La Cinémathèque de Toulouse rend hommage à Brian De Palma jusqu’au 2 juillet avec les projections de quinze de ses films.
Figure de proue – avec ses amis Steven Spielberg, George Lucas, Francis Ford Coppola ou Martin Scorsese – de ce que l’on appela « le Nouvel Hollywood », Brian De Palma occupe aujourd’hui une position paradoxale dans l’histoire du cinéma. Il a signé des films culte et d’immenses succès publics (Phantom of the Paradise, Scarface, Les Incorruptibles, Mission : Impossible) qui ne comptent pas parmi ses plus grandes réussites tandis que les années 2000 l’ont vu devenir un « has been » aux yeux du système. Cela ne rend pas moins passionnante l’œuvre du cinéaste dont on peut voir ou revoir quinze longs métrages à la Cinémathèque de Toulouse jusqu’au 2 juillet.
Le mensonge, la manipulation, les faux-semblants, le travestissement, le double, le voyeurisme sont au cœur des films de De Palma dans lesquels abondent miroirs, caméras et mises en abîme pour dessiner le plus souvent une métaphore du cinéma. Si nombre de cinéastes s’inspirent d’autres films et d’autres cinéastes, mettent en scène (à l’instar d’un Quentin Tarantino) des œuvres ultra-référencées, Brian De Palma représente un cas atypique puisque plusieurs de ses films (Sœurs de sang, Obsession, Pulsions, Blow Out ou Body Double), sans être des remakes, constituent des prolongements et des réinterprétations du cinéma d’Alfred Hitchcock (Sueurs froides en particulier, Fenêtre sur cour, Psychose…).
Sur le fil du rasoir
En outre, le cinéma de Brian De Palma – extrêmement stylisé, usant d’amples mouvements de caméra, faisant de la musique un élément narratif, jouant avec le split screen – est aussi baroque que lyrique, pousse le mélodrame à la frontière du kitsch et l’artifice à son extrême. Son art est sur le fil du rasoir, bascule parfois dans le ridicule et il faut en accepter à la fois la sophistication et le premier degré. Comme tout grand artiste, De Palma remâche ses thèmes et son univers visuel : faux-semblants, manipulation, masques, longs travellings et panoramiques, split-screens, culpabilité, impuissance, gémellité, schizophrénie…

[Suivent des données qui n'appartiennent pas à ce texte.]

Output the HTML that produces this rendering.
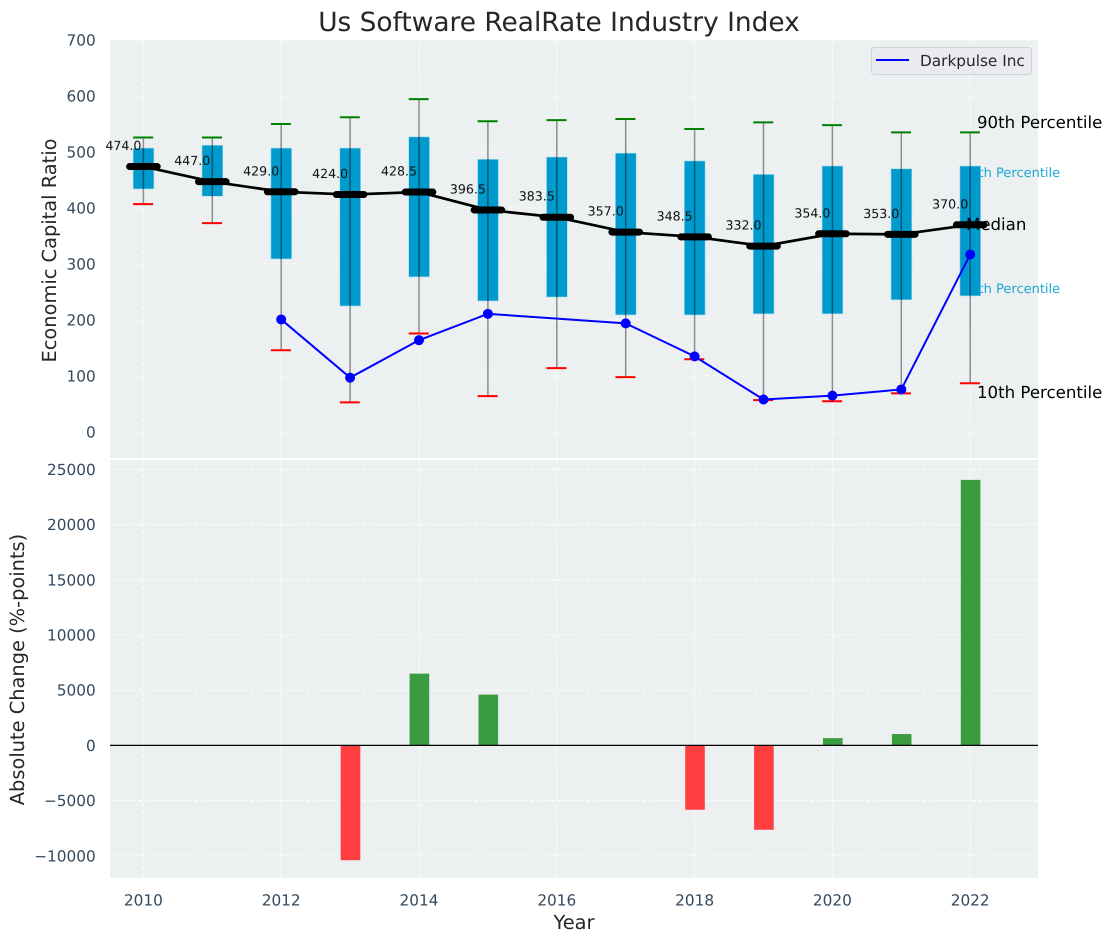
<!DOCTYPE html>
<html lang="en">
<head>
<meta charset="utf-8">
<title>Us Software RealRate Industry Index</title>
<style>
html,body{margin:0;padding:0;background:#fff;width:1112px;height:942px;overflow:hidden}
svg{display:block;font-family:"DejaVu Sans","Liberation Sans",sans-serif;text-rendering:geometricPrecision}
</style>
</head>
<body>
<svg id="chart" width="1112" height="942" viewBox="0 0 1112 942" xmlns="http://www.w3.org/2000/svg">
  <rect x="110" y="40" width="928" height="418" fill="#ecf0f1"/>
  <rect x="110" y="460" width="928" height="418" fill="#ecf0f1"/>
  <g id="grid"></g>
  <text x="962" y="177" font-size="13" fill="#1ea5d5">75th Percentile</text>
  <text x="962" y="293" font-size="13" fill="#1ea5d5">25th Percentile</text>
  <g id="boxes"></g>
  <g id="whiskers"></g>
  <g id="medians"></g>
  <g id="company"></g>
  <g id="bars"></g>
  <line x1="110" x2="1038" y1="745.4" y2="745.4" stroke="#000" stroke-width="1.3"/>
  <g id="ticks"></g>

  <text x="977" y="128" font-size="16.6" fill="#000">90th Percentile</text>
  <text x="966" y="230" font-size="16.6" fill="#000">Median</text>
  <text x="977" y="398" font-size="16.6" fill="#000">10th Percentile</text>

  <text x="559" y="31" font-size="26.4" fill="#262626" text-anchor="middle">Us Software RealRate Industry Index</text>
  <text x="574" y="929" font-size="19.4" fill="#262626" text-anchor="middle">Year</text>
  <text transform="translate(56 250.5) rotate(-90)" font-size="19.4" fill="#262626" text-anchor="middle">Economic Capital Ratio</text>
  <text transform="translate(24 669.5) rotate(-90)" font-size="19.4" fill="#262626" text-anchor="middle">Absolute Change (%-points)</text>

  <g>
    <rect x="871.5" y="47.5" width="160" height="27" rx="3" fill="#e9ebf0" stroke="#cfd1d4"/>
    <line x1="876" x2="909" y1="60" y2="60" stroke="#0000ff" stroke-width="2"/>
    <text x="920" y="66" font-size="15.3" fill="#262626">Darkpulse Inc</text>
  </g>
</svg>
<script>
const years = [2010,2011,2012,2013,2014,2015,2016,2017,2018,2019,2020,2021,2022];
const p90 = [526,526,550,562,594.5,555,557,559,541,553,548,535,535];
const p75 = [507,512,507,507,527,487,491,498,484,460,475,470,475];
const median = [474,447,429,424,428.5,396.5,383.5,357,348.5,332,354,353,370];
const p25 = [434,421,309,225,277,234,241,209,209,211,211,236,243];
const p10 = [407,373,146,53,176,64,114,98,130,57,55,69,87];
const company = [null,null,201,97,164,211,null,194,135,58,65,76,317];
const change = [0,0,0,-10400,6500,4600,0,0,-5830,-7640,660,1030,24050];
const xTicks = [2010,2012,2014,2016,2018,2020,2022];
const topTicks = [0,100,200,300,400,500,600,700];
const bottomTicks = [-10000,-5000,0,5000,10000,15000,20000,25000];

const NS = 'http://www.w3.org/2000/svg';
const xAxis = v => 143.4 + (v - 2010) * 68.9;
const yTop = v => 432 - v * 0.56;
const yBottom = v => 745.4 - v * 0.01104;
function make(tag, parent, attrs) {
  const el = document.createElementNS(NS, tag);
  for (const k in attrs) el.setAttribute(k, attrs[k]);
  parent.appendChild(el);
  return el;
}
const grid = document.getElementById('grid');
const boxes = document.getElementById('boxes');
const whiskers = document.getElementById('whiskers');
const medians = document.getElementById('medians');
const companyGroup = document.getElementById('company');
const bars = document.getElementById('bars');
const ticks = document.getElementById('ticks');
const gridStyle = {stroke:'#ffffff','stroke-width':1.1,'stroke-opacity':0.8,'stroke-dasharray':'4.5 2.5'};

xTicks.forEach(t => {
  [[40,458],[460,878]].forEach(r => {
    const l = make('line', grid, Object.assign({x1:xAxis(t),x2:xAxis(t),y1:r[0],y2:r[1]}, gridStyle));
    
    
  });
  const label = make('text', ticks, {x:xAxis(t),y:905.3,'font-size':15.3,fill:'#34495e','text-anchor':'middle'});
  label.textContent = t;
  
  
});
topTicks.forEach(t => {
  const l = make('line', grid, Object.assign({x1:110,x2:1038,y1:yTop(t),y2:yTop(t)}, gridStyle));
  
  
  const label = make('text', ticks, {x:95.7,y:yTop(t)+5.5,'font-size':15.3,fill:'#34495e','text-anchor':'end'});
  label.textContent = t;
  
  
});
bottomTicks.forEach(t => {
  const l = make('line', grid, Object.assign({x1:110,x2:1038,y1:yBottom(t),y2:yBottom(t)}, gridStyle));
  
  
  const label = make('text', ticks, {x:95.7,y:yBottom(t)+5.5,'font-size':15.3,fill:'#34495e','text-anchor':'end'});
  label.textContent = String(t).replace('-', '\u2212');
  
  
});

years.forEach((yr, i) => {
  const cx = xAxis(yr);
  const box = make('rect', boxes, {x:cx-10.3,y:yTop(p75[i]),width:20.8,height:yTop(p25[i])-yTop(p75[i]),fill:'#009acd',stroke:'#a6dcef','stroke-width':0.6});
  
  
  const w = make('line', whiskers, {x1:cx,x2:cx,y1:yTop(p90[i]),y2:yTop(p10[i]),stroke:'#000','stroke-opacity':0.42,'stroke-width':1.5});
  
  
  const hi = make('line', whiskers, {x1:cx-10.3,x2:cx+9.7,y1:yTop(p90[i]),y2:yTop(p90[i]),stroke:'#008000','stroke-width':2});
  
  
  const lo = make('line', whiskers, {x1:cx-10.3,x2:cx+9.7,y1:yTop(p10[i]),y2:yTop(p10[i]),stroke:'#ff0000','stroke-width':2});
  
  
});

const medianLine = make('polyline', medians, {points:years.map((yr,i)=>xAxis(yr)+','+yTop(median[i])).join(' '),fill:'none',stroke:'#000','stroke-width':2.7});


years.forEach((yr, i) => {
  const cx = xAxis(yr), cy = yTop(median[i]);
  const m = make('line', medians, {x1:cx-13.8,x2:cx+13.8,y1:cy,y2:cy,stroke:'#000','stroke-width':7,'stroke-linecap':'round'});
  
  
  const t = make('text', medians, {x:cx-20,y:cy-16.5,'font-size':12.6,fill:'#111','text-anchor':'middle'});
  t.textContent = median[i].toFixed(1);
  
  
});

const companyPoints = years.map((yr,i)=>[yr,company[i]]).filter(p=>p[1]!==null);
const companyLine = make('polyline', companyGroup, {points:companyPoints.map(p=>xAxis(p[0])+','+yTop(p[1])).join(' '),fill:'none',stroke:'#0000ff','stroke-width':2});


companyPoints.forEach(p => {
  const c = make('circle', companyGroup, {cx:xAxis(p[0]),cy:yTop(p[1]),r:5,fill:'#0000ff'});
  
  
});

years.forEach((yr, i) => {
  if (!change[i]) return;
  const top = Math.min(yBottom(change[i]), yBottom(0));
  const b = make('rect', bars, {x:xAxis(yr)-9.4,y:top,width:19.6,height:Math.abs(yBottom(change[i])-yBottom(0)),fill:change[i]>0?'#3a9c3f':'#ff3f3f'});
  
  
});
</script>
</body>
</html>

Mêlant innocence et perversion, naïveté et ironie noire, les films de De Palma peuvent séduire et dérouter dans un même élan. Certains de ses fans tiennent Body Double ou Femme fatale pour ses pires réalisations, d’autres les classent parmi les plus belles pures expressions de son cinéma. Quant à Blow Out ou L’Impasse, ils s’imposent par leur évidence et comme la quintessence d’une mise en scène et d’un récit maîtrisés de bout en bout. De fait, au-delà d’incontestables chefs-d’œuvre (comme L’Impasse), chacun trouvera ses films de prédilection dans une riche filmographie touchant au fantastique (Carrie), au polar (Les Incorruptibles) au film de guerre (Outrages), à la science-fiction (Mission to Mars), au thriller (Blow Out et tant d’autres).
Nulle surprise à ce que cet homme, né en 1940 et pur produit de la contre-culture des années soixante, porte un regard désenchanté sur les temps présents. « Le grand problème aujourd’hui c’est que le monde entier s’est entiché de la culture de masse américaine, ce qui va nous conduire j’en suis sûr vers une uniformisation générale, tous les pays finiront par ressembler à des centres commerciaux américains avec le même magasin Gap, la même cafétéria… ajoutez à cela la télé, qui nivelle tout par le bas, c’est dramatique. Les Américains s’imaginent vivre dans le pays le plus fascinant du monde alors qu’il est ennuyeux à mourir », déclarait-il voici quelques années. De Palma, lui, a beaucoup voyagé, a vécu en France et surtout a grandi avec une certaine idée du cinéma, un cinéma « bigger than life ».